__DATA SUPPLIED__:
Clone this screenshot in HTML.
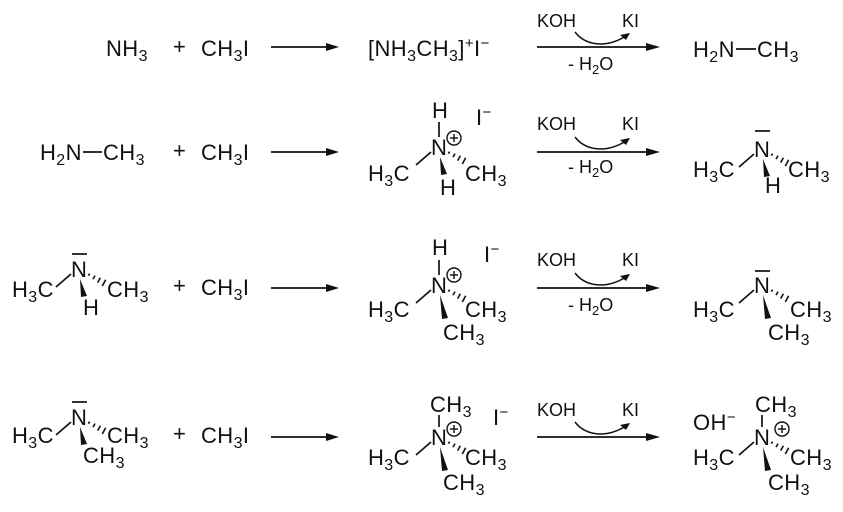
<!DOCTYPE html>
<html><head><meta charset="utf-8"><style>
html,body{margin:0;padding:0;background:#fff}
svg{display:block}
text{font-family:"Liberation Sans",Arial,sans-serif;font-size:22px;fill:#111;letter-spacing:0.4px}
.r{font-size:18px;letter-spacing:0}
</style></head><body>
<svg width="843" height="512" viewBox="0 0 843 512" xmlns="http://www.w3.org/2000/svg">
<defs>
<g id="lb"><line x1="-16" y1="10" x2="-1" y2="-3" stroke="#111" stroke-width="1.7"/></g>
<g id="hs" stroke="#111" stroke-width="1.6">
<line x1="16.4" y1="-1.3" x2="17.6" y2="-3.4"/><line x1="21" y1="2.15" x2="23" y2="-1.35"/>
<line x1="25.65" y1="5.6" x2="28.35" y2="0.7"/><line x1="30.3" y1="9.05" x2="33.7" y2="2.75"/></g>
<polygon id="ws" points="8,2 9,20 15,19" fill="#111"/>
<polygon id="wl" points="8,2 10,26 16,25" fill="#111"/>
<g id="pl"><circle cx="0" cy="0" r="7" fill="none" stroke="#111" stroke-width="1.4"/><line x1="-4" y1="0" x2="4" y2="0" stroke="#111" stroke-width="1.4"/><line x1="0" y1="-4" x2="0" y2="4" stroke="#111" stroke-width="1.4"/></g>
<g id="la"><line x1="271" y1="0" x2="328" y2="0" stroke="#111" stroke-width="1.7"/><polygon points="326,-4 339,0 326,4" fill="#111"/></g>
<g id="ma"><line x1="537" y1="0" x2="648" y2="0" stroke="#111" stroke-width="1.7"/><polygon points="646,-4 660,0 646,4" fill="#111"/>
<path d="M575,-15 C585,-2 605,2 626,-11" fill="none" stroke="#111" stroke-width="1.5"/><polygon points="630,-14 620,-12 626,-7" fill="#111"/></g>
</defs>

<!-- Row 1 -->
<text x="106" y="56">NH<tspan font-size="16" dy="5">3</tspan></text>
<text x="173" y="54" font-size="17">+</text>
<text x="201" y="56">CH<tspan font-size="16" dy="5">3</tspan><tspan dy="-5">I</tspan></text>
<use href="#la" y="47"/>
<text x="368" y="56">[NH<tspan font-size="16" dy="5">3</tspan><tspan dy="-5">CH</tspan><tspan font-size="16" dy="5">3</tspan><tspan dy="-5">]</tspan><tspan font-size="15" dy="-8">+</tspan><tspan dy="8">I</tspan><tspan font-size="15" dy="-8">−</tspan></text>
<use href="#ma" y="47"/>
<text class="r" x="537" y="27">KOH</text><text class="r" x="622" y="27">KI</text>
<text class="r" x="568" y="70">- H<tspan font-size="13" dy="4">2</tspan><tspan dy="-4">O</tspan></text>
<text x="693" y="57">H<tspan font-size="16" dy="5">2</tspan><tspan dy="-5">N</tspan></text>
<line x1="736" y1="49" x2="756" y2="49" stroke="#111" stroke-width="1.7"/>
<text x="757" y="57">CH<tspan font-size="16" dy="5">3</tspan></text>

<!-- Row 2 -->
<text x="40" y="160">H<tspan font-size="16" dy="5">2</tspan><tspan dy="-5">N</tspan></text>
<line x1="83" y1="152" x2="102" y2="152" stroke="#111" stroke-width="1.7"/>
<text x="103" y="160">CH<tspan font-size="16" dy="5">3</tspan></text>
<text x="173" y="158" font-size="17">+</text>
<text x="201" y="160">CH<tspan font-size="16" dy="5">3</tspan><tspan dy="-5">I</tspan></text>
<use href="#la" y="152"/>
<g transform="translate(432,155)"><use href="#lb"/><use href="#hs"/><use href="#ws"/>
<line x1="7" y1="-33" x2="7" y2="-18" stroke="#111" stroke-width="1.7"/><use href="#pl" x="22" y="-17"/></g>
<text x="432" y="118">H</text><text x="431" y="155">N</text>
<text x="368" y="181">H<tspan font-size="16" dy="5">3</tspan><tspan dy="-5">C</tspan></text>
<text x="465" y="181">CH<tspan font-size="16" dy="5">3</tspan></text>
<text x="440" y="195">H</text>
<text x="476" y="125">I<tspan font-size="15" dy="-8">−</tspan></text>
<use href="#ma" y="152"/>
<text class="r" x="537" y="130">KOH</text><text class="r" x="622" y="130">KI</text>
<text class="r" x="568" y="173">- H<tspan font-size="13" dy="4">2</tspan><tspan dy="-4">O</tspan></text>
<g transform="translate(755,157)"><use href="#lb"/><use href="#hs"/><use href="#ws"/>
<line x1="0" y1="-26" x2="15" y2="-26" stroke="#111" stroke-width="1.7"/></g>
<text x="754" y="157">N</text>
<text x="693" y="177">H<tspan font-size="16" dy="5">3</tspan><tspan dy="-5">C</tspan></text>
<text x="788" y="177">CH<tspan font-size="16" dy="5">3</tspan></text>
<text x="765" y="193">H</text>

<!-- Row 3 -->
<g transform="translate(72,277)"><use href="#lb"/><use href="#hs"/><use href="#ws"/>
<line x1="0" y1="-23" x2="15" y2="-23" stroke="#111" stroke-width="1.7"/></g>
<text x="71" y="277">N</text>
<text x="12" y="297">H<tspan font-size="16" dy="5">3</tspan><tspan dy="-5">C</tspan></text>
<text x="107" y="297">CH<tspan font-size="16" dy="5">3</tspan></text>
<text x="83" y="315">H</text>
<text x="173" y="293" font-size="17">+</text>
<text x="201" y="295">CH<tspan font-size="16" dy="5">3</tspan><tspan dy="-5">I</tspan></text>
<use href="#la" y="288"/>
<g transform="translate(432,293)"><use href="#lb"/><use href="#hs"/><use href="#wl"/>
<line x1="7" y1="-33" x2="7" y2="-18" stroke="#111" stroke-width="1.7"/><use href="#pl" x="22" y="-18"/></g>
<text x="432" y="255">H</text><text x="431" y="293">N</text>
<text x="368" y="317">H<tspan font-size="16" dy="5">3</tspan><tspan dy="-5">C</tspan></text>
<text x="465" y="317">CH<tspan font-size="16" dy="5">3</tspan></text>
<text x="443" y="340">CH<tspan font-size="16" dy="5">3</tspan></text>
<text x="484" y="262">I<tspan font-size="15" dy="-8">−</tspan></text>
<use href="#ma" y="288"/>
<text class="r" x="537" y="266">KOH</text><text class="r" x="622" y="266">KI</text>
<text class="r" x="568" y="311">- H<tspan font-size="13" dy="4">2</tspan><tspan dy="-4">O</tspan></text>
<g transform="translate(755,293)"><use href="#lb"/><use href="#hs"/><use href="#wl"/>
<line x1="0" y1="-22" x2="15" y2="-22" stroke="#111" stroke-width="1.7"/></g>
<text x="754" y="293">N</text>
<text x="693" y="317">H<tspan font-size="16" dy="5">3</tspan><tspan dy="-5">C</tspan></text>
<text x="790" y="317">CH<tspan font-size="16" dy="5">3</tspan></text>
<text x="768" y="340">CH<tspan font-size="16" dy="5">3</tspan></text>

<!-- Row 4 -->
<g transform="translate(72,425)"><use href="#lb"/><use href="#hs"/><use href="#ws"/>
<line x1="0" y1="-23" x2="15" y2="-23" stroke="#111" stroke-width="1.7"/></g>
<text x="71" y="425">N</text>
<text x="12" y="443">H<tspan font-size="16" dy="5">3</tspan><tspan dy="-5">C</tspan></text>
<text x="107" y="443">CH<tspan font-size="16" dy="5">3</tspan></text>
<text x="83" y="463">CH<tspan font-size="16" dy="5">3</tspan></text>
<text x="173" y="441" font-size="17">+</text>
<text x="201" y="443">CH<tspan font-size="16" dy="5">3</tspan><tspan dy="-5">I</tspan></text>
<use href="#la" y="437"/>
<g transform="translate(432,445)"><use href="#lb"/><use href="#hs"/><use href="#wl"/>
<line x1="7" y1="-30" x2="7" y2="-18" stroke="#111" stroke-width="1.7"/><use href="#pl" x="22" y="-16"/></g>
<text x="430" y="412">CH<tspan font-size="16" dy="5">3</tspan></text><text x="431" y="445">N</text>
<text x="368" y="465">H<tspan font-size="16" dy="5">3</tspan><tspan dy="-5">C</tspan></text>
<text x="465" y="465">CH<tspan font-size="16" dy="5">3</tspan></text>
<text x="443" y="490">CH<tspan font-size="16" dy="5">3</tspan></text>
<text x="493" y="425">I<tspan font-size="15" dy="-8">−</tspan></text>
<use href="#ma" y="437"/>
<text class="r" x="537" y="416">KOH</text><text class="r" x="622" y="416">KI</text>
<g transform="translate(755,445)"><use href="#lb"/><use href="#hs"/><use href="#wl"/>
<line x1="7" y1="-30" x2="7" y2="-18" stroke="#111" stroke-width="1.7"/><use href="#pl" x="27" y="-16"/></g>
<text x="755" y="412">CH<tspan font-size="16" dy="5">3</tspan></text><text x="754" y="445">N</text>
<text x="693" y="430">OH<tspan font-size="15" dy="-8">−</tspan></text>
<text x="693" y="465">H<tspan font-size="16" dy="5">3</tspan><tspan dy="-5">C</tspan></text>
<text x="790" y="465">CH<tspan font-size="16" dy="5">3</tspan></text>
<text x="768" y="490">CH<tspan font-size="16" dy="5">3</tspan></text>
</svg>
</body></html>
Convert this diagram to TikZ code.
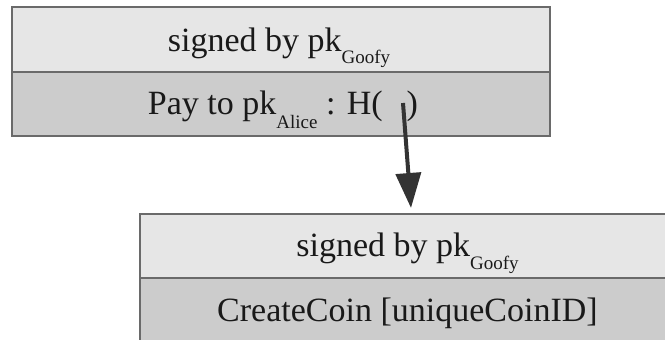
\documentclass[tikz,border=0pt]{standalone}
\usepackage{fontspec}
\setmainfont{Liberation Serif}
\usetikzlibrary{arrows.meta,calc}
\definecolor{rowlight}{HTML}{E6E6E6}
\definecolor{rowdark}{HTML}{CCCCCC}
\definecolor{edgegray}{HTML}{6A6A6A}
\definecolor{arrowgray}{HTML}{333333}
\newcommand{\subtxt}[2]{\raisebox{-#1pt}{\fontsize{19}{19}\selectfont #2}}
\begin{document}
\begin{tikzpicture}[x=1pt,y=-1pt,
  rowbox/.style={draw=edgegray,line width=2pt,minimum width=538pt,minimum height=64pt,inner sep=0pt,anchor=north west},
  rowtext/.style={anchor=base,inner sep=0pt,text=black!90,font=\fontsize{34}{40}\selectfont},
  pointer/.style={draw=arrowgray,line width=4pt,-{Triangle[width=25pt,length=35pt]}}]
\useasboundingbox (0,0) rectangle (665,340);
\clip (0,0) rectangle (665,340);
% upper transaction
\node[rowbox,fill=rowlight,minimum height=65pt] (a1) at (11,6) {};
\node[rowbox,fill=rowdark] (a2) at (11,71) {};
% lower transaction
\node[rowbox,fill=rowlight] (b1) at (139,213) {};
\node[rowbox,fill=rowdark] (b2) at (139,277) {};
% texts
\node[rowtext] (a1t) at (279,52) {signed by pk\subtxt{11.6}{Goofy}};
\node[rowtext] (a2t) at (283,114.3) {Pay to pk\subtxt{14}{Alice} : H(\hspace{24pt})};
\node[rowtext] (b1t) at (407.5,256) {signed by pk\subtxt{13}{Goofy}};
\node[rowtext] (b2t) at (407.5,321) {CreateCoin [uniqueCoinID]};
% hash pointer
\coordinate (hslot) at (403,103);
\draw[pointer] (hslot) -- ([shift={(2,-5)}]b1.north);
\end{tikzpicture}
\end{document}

__YOUR OBJECTIVE__: Check each line of the records above for the string "this", and report every line that has it.

__RESPONSE BELOW__:
Clone this screenshot in HTML.
Convert this diagram to TikZ code.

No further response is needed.